Ahora bien, el peligro del integrado es que aparque su sentido crítico, debido a su desmesurado optimismo y a su falta de filtro, y se vuelva un ser excesivamente condescendiente, haciendo de su discurso superdemocrático una pose, un regodeo pringoso en la banalización. Y no sólo eso: que haga de lo trivial un mito y, paradojas de la vida, un elitismo inverso. Hegel, visto el panorama, entre la tesis apocalíptica y la antítesis de los integrados, nos propondría establecer una síntesis, una suerte de acuerdo o pacto entre ambas posiciones extremas y demasiado puras. Aunque no siempre estamos dispuestos a mostrarnos tan conciliadores. A menudo, nos levantamos apocalípticos y renegamos del mundo que nos ha tocado vivir, de la mezcla indiscriminada, de las interferencias, del mal gusto reinante y nuestro inconfesado elitismo choca de bruces contra esa pretensión tan benefactora que afirma que la cultura es para todo el mundo porque todo el mundo es bueno y se merece un acceso gratuito a eso que insistimos en llamar cultura y que, faltaría más, viva la igualdad, la justicia y la libertad y venga ese abrazo, hombre, que todos somos hermanos. Vale.

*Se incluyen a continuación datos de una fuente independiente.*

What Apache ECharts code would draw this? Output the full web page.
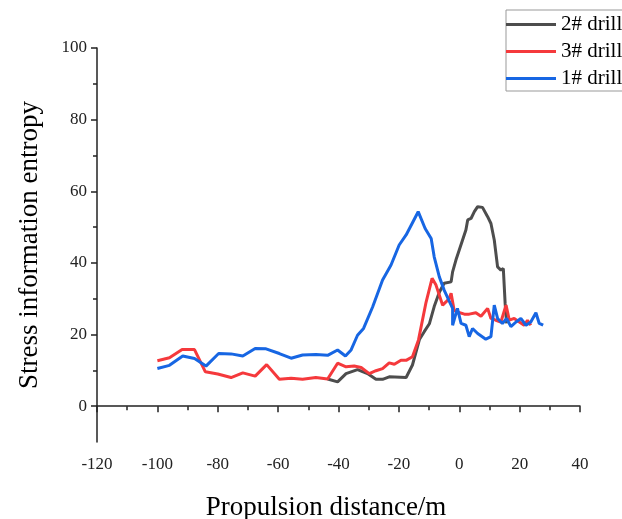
<!DOCTYPE html>
<html>
<head>
<meta charset="utf-8">
<script src="https://cdn.jsdelivr.net/npm/echarts@6/dist/echarts.min.js"></script>
<style>
  html, body { margin: 0; padding: 0; background: #fff; }
  #chart { width: 622px; height: 519px; }
</style>
</head>
<body>
<div id="chart"></div>
<script>
// propulsion distance (m) and stress information entropy per drill
const drill2X = [-43.6, -40.3, -37.5, -33.7, -30.4, -27.6, -25.4, -23.2, -17.6, -15.5, -13.2, -11.6, -9.9, -8.3, -6.6, -5, -2.7, -2.2, -1.1, 0, 1.1, 2.2, 2.8, 3.9, 5, 6.1, 7.7, 9.4, 10.5, 11.6, 12.7, 13.8, 14.6, 15.2, 15.7];
const drill2Y = [7.6, 6.8, 9.1, 10.2, 9.1, 7.5, 7.5, 8.2, 8, 11.5, 18.6, 20.8, 23, 27.8, 31.8, 34.3, 34.7, 37.5, 40.8, 43.6, 46.4, 49.2, 52, 52.4, 54.3, 55.7, 55.5, 52.9, 51, 46.4, 38.9, 38, 38.4, 28.7, 23.1];

const drill3X = [-100, -96, -91.8, -87.7, -84.1, -80, -75.6, -71.7, -67.6, -63.8, -59.6, -55.7, -51.9, -47.5, -43.6, -40.3, -37.5, -34.8, -32.5, -29.8, -27.6, -25.4, -23.2, -21.5, -19.3, -17.6, -15.5, -13.5, -11, -9, -7.7, -5.5, -4.4, -3.3, -2.7, -1.7, -0.6, 1.7, 3.3, 5.5, 7.2, 9.4, 10.5, 12.1, 13.8, 15.5, 16.6, 18.2, 19.9, 21.5, 22.6, 23.7];
const drill3Y = [12.7, 13.5, 15.8, 15.8, 9.6, 9, 8, 9.3, 8.4, 11.6, 7.5, 7.8, 7.5, 8, 7.6, 12, 11, 11.2, 10.8, 9.1, 9.9, 10.5, 12.1, 11.7, 12.8, 12.8, 13.8, 18.5, 29, 35.7, 33.8, 28.2, 29.1, 30.1, 31.5, 26.8, 26.3, 25.7, 25.7, 26.1, 25.1, 27.3, 24.5, 24, 23.5, 28.2, 24, 24.5, 23.5, 22.6, 24, 22.6];

const drill1X = [-100, -96, -91.6, -87.7, -83.9, -79.7, -75.6, -71.7, -67.6, -64, -59.6, -55.7, -51.9, -47.5, -43.6, -40.3, -37.7, -35.9, -33.7, -31.7, -28.7, -25.4, -22.6, -19.9, -17.6, -13.6, -11.3, -9.3, -8.3, -6.6, -5, -2.2, -2.2, -0.6, 0.6, 2.2, 3.3, 4.4, 6.1, 8.8, 10.5, 11.6, 12.7, 14.3, 15.7, 17.1, 18.8, 20.4, 22.1, 23.7, 25.4, 26.5, 27.8];
const drill1Y = [10.5, 11.4, 14, 13.3, 11.2, 14.7, 14.6, 14, 16.1, 16, 14.7, 13.4, 14.3, 14.4, 14.2, 15.7, 14, 15.6, 19.8, 21.7, 27.7, 35.2, 39.4, 45, 47.8, 54.3, 49.6, 46.8, 41.7, 36.1, 32.4, 27.3, 22.6, 27.3, 23.1, 22.6, 19.4, 21.7, 20.3, 18.7, 19.4, 28.2, 24.5, 23.1, 24.5, 22.2, 23.5, 24.5, 22.6, 23.5, 26.1, 23.1, 22.6];

const yLabelValues = [0, 20, 40, 60, 80, 100];
const yMinorValues = [10, 30, 50, 70, 90];

const zip = (xs, ys) => xs.map((x, i) => [x, ys[i]]);

const serif = 'Liberation Serif';
const axisColor = '#222';

const lineSeries = (name, color, xs, ys) => ({
  name: name,
  type: 'line',
  data: zip(xs, ys),
  showSymbol: false,
  symbol: 'none',
  lineStyle: { color: color, width: 3 },
  itemStyle: { color: color },
  animation: false
});

const myChart = echarts.init(document.getElementById('chart'), null, { renderer: 'canvas' });

myChart.setOption({
  animation: false,
  grid: {
    left: 97,
    right: 42,
    top: 48,
    bottom: 77,
    outerBoundsMode: 'none'
  },
  legend: {
    orient: 'vertical',
    left: 506,
    top: 10,
    padding: [4, 60, 2, 0],
    itemGap: 6,
    icon: 'rect',
    itemWidth: 50,
    itemHeight: 3,
    borderColor: '#999',
    borderWidth: 1,
    textStyle: { fontFamily: serif, fontSize: 21, color: '#000' },
    data: ['2# drill', '3# drill', '1# drill']
  },
  xAxis: {
    type: 'value',
    min: -120,
    max: 40,
    interval: 20,
    name: 'Propulsion distance/m',
    nameLocation: 'middle',
    nameGap: 52,
    nameTextStyle: { fontFamily: serif, fontSize: 27, color: '#000', padding: [0, 25, 0, 0] },
    axisLine: { show: true, lineStyle: { color: axisColor, width: 1.5 } },
    axisTick: { show: true, length: 6, lineStyle: { color: axisColor, width: 1.5 } },
    minorTick: { show: true, splitNumber: 2, length: 4, lineStyle: { color: axisColor, width: 1.5 } },
    axisLabel: { fontFamily: serif, fontSize: 17, color: '#222', margin: 14 },
    splitLine: { show: false }
  },
  yAxis: [{
    type: 'value',
    min: -10,
    max: 100,
    interval: 10,
    name: 'Stress information entropy',
    nameLocation: 'middle',
    nameGap: 54,
    nameTextStyle: { fontFamily: serif, fontSize: 27, color: '#000' },
    axisLine: { show: true, onZero: false, lineStyle: { color: axisColor, width: 1.5 } },
    axisTick: { show: true, length: 6, customValues: yLabelValues, lineStyle: { color: axisColor, width: 1.5 } },
    axisLabel: { fontFamily: serif, fontSize: 17, color: '#222', margin: 10, customValues: yLabelValues },
    splitLine: { show: false }
  }, {
    // second left axis only carries the short minor ticks
    type: 'value',
    position: 'left',
    offset: 0,
    min: -10,
    max: 100,
    interval: 10,
    axisLine: { show: false, onZero: false },
    axisTick: { show: true, length: 4, customValues: yMinorValues, lineStyle: { color: axisColor, width: 1.5 } },
    axisLabel: { show: false },
    splitLine: { show: false }
  }],
  series: [
    lineSeries('2# drill', '#4d4d4d', drill2X, drill2Y),
    lineSeries('3# drill', '#f5393c', drill3X, drill3Y),
    lineSeries('1# drill', '#1766e3', drill1X, drill1Y)
  ]
});
</script>
</body>
</html>
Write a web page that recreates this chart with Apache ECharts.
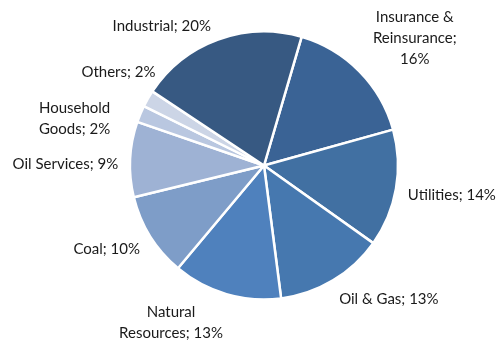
<!DOCTYPE html>
<html>
<head>
<meta charset="utf-8">
<script src="https://cdn.jsdelivr.net/npm/echarts@6/dist/echarts.min.js"></script>
<style>html,body{margin:0;padding:0;background:#fff}#c{width:497px;height:340px}</style>
</head>
<body>
<div id="c"></div>
<script>
const categories = ['Insurance &\nReinsurance', 'Utilities', 'Oil & Gas', 'Natural\nResources', 'Coal', 'Oil Services', 'Household\nGoods', 'Others', 'Industrial'];
const values = [16, 14, 13, 13, 10, 9, 2, 2, 20];
const breakBeforePct = [true, false, false, false, false, false, false, false, false];
const colors = ['#3a6395', '#4170a2', '#4678af', '#4f81bd', '#7e9dc8', '#9eb2d4', '#b9c7e0', '#ccd5e6', '#375982'];
const labelNudge = [[5,3],[0,0],[0,2],[0,0],[0,0],[0,7],[-19,26],[18,-14],[-3,4]];

const CX = 264, CY = 165.5, R = 134, START = 73.7, GAP = 12;
const FONT = 'Lato', FS = 15, LH = 21;
const total = values.reduce((a, b) => a + b, 0);
const mids = [];
let acc = 0;
values.forEach(v => { mids.push((90 - START) + (acc + v / 2) / total * 360); acc += v; });
const clamp = x => Math.max(-1, Math.min(1, x));
const labelText = i => categories[i] + ';' + (breakBeforePct[i] ? '\n' : ' ') + values[i] + '%';
const ctx = document.createElement('canvas').getContext('2d');
ctx.font = FS + 'px ' + FONT;
const measure = t => { const ls = t.split('\n'); return {w: Math.max(...ls.map(l => ctx.measureText(l).width)), h: ls.length * LH - 8}; };

const chart = echarts.init(document.getElementById('c'), null, {renderer: 'canvas'});
chart.setOption({
  animation: false,
  series: [{
    type: 'pie',
    center: [CX, CY],
    radius: R,
    startAngle: START,
    clockwise: true,
    avoidLabelOverlap: false,
    minShowLabelAngle: 0,
    itemStyle: {borderColor: '#fff', borderWidth: 2.5},
    label: {
      show: true, position: 'outside', color: '#1a1a1a',
      fontFamily: FONT, fontSize: FS, lineHeight: LH,
      overflow: 'none', width: 300,
      formatter: p => labelText(p.dataIndex)
    },
    labelLine: {show: false},
    emphasis: {disabled: true},
    data: categories.map((c, i) => ({name: c, value: values[i], itemStyle: {color: colors[i]}})),
    labelLayout: function (p) {
      const i = p.dataIndex;
      const th = mids[i] * Math.PI / 180;
      const s = Math.sin(th), c = Math.cos(th);
      const px = CX + (R + GAP) * s, py = CY - (R + GAP) * c;
      const m = measure(labelText(i));
      const x = px + m.w / 2 * clamp(4 * s) + labelNudge[i][0];
      const y = py - m.h / 2 * clamp(4 * c) + labelNudge[i][1];
      return {x: x, y: y, align: 'center', verticalAlign: 'middle'};
    }
  }]
});
</script>
</body>
</html>
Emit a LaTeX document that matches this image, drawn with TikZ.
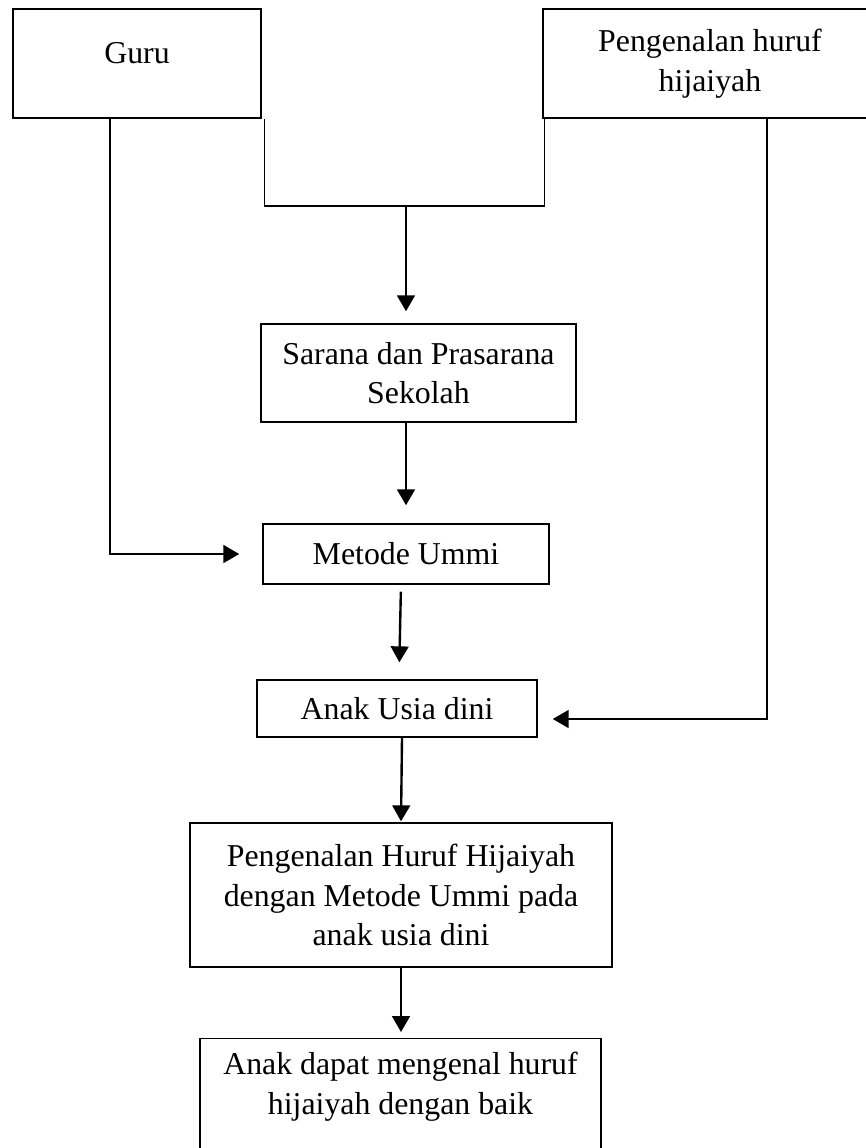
\documentclass[tikz,border=0pt]{standalone}
\usepackage{fontspec}
\setmainfont{Liberation Serif}
\usetikzlibrary{arrows.meta}
\newcommand{\pxu}{0.377pt}

\begin{document}
\begin{tikzpicture}[
    x=0.377pt, y=-0.377pt,
    kotak/.style={rectangle, draw, line width=0.55pt, align=center, inner sep=0pt,
                  font=\fontsize{12}{15}\selectfont},
    kotakatas/.style={kotak, line width=0.95pt},
    panah/.style={-{Triangle[length=6pt, width=6.7pt]}, line width=0.9pt},
    garis/.style={line width=0.5pt}
]
\useasboundingbox (0,0) rectangle (866,1148);
\clip (0,0) rectangle (866,1148);
\node (guru) [kotakatas, minimum width=248*\pxu, minimum height=109*\pxu, text depth=8pt] at (137,63.5) {Guru};
\node (huruf) [kotakatas, minimum width=334*\pxu, minimum height=109*\pxu] at (710,63.5) {Pengenalan huruf\\hijaiyah};
\node (sarana) [kotak, minimum width=315*\pxu, minimum height=98*\pxu] at (418.5,373) {Sarana dan Prasarana\\Sekolah};
\node (metode) [kotak, minimum width=286*\pxu, minimum height=60*\pxu] at (406,554) {Metode Ummi};
\node (anak) [kotak, minimum width=280*\pxu, minimum height=57*\pxu] at (397,708.5) {Anak Usia dini};
\node (pengummi) [kotak, minimum width=422*\pxu, minimum height=144*\pxu] at (401,895) {Pengenalan Huruf Hijaiyah\\dengan Metode Ummi pada\\anak usia dini};
\node (hasil) [kotak, anchor=north, minimum width=401*\pxu, inner ysep=5pt, text depth=30pt] at (400.5,1038) {Anak dapat mengenal huruf\\hijaiyah dengan baik};
\coordinate (tengah) at (406,206);
\draw [garis] ([xshift=2*\pxu]guru.south east) |- (tengah) -| ([xshift=3*\pxu]huruf.south west);
\draw [panah, shorten >=12*\pxu] (tengah) -- (tengah |- sarana.north);
\draw [panah, shorten >=18*\pxu] (sarana.south -| metode.north) -- (metode.north);
\draw [panah, shorten <=7*\pxu, shorten >=17*\pxu] ([xshift=-5*\pxu]metode.south) -- ([xshift=2*\pxu]anak.north);
\draw [panah, shorten >=23*\pxu] ([xshift=-27*\pxu]guru.south) |- (metode.west);
\draw [panah, shorten >=15*\pxu] ([xshift=57*\pxu]huruf.south) |- ([yshift=-10.5*\pxu]anak.east);
\draw [panah, shorten >=1*\pxu] ([xshift=5*\pxu]anak.south) -- (pengummi.north);
\draw [panah, shorten >=6*\pxu] (pengummi.south) -- (pengummi.south |- hasil.north);
\end{tikzpicture}
\end{document}
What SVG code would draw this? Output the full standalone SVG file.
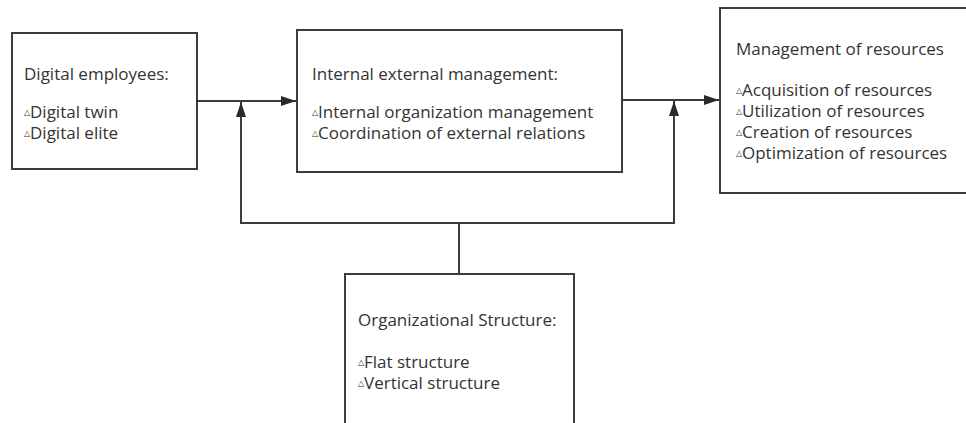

Otras veces, nos levantamos algo más integrados y dispuestos a disfrutar de lo que se nos ofrezca, sin mucha exigencia ni mirada fiscalizadora, pues se trata de gozar un poco de la vida y de esa cultura de masas que, al fin y al cabo, ayuda a pasar el rato, en fin, que nos entretiene. Como diría aquél, que no sé quién es: todo suma. Y el ser humano culto, en definitiva, tiene que se capaz de alternar con la Pantera Rosa y con Dreyer, y disculpen la broma. No hay que olvidar que eso llamado cultura de masas no puede verse reducido a una especie de vertedero o fábrica de gominolas. En ella hay gradaciones y calidades. Incluso en la cultura de masas existen zonas de distinción y, sí, de elite. No todo es la misma basura, comos suelen pensar los apocalípticos recalcitrantes e irredentos. Como tampoco toda alta cultura es sinónimo de pedantería o de petulancia, como suelen afirmar los integrados hasta las cachas.

Sin duda, Umberto Eco dio en el clavo al acuñar estos nombres, ya que desde entonces éste es un debate, el de los apocalípticos y los integrados, que resurge de vez en cuando. Sin ir más lejos, hace unos años, Vargas Llosa publicó un libro titulado La civilización del espectáculo, en el que se ventilan estos asuntos. El escritor, en esa obra, carga contra la frivolidad de la política y el triunfo grosero del amarillismo en los medios de comunicación. El propio Nobel no sospechaba que años más tarde tendría que lidiar con ese amarillismo que afectaría a su vida amorosa. Razón de más para insistir en el mismo punto: el ser humano culto está obligado a tener reflejos y cintura y a no ponerse excesivamente estupendo, porque luego viene la revista del corazón de turno a pedirte explicaciones. En este caso, se aconseja esbozar una sonrisa, no la del tonto integrado, sino la del apocalíptico que accede a enfangarse un poco los tobillos, que no pasa nada, hombre, no pasa nada.